Essa transformação deve atender às necessidades da sua profissionalização, visando o desenvolvimento de suas competências, para que o professor possa alcançar um conhecimento no conjunto que seja amplo, sistêmico e holístico do contexto ensino-aprendizagem. Assim, poderá definir com segurança, que procedimentos são mais adequados para se obter melhor desempenho dos alunos, aproveitando de forma criativa, as infinitas potencialidades humanas, de modo que, ao cumprir suas funções, o docente contemple as dimensões técnicas, sociais, políticas, afetivas e éticas, formando o futuro professor a partir da integração desses parâmetros .


As competências a serem desenvolvidas devem ser pensadas como aprendizagens constantes, promovendo o desenvolvimento da autonomia profissional e pessoal, que implica a interiorização das responsabilidades próprias do professor. A atitude questionadora e o pensamento crítico do professor, incentivando os alunos a problematizarem o conhecimento, a compararem as diferentes visões de mundo e as verdades de cada um, devem ser os guias para as tomadas de decisões. Só assim, o professor terá condições de modificar, orientar e adequar os alunos, num modelo de formação que seja coerente com o  que ele adota em sua atuação. 


Desse modo, a formação desenvolvida na perspectiva crítico-reflexiva deve ser a indicação maior a ser usada pelo professor, para conseguir “quebrar” a rotina de sua prática e mobilizar sua ação, construindo-a cotidianamente. Nesse sentido, o profissional reflexivo deve ser inovador, criativo e autônomo.

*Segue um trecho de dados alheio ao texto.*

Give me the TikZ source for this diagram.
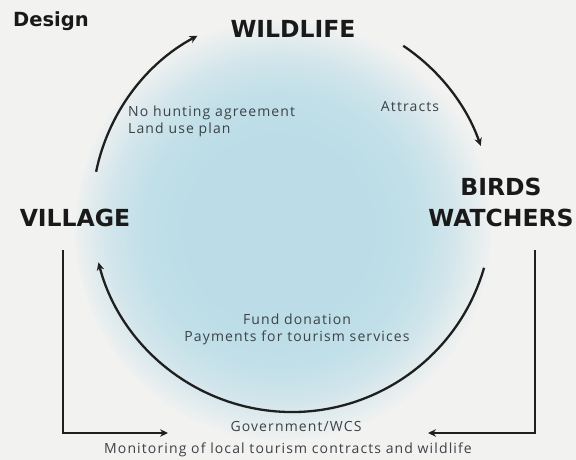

Peter WOODS (1995) explica que a inovação requer algo novo, que implica  criar, correr riscos, ensaiar com vários argumentos e opções, desenvolvendo a capacidade de improvisação e experimentação. 


Assim, a inovação, a criatividade,  a autonomia e a reflexão, exigem caráter e pensamento holista, participativo, que promove a investigação sobre a ação, na qual se encontram os fatores cognitivos, culturais, sociais e emocionais, mobilizando o que está dentro e fora da escola, desenvolvendo, no professor e no aluno, as competências de intervenção, integrando-os em processos cooperativos de formação na ação e enriquecendo os vínculos interpessoais durante o trabalho.


Faz-se assim a formação... começando por cada um de nós.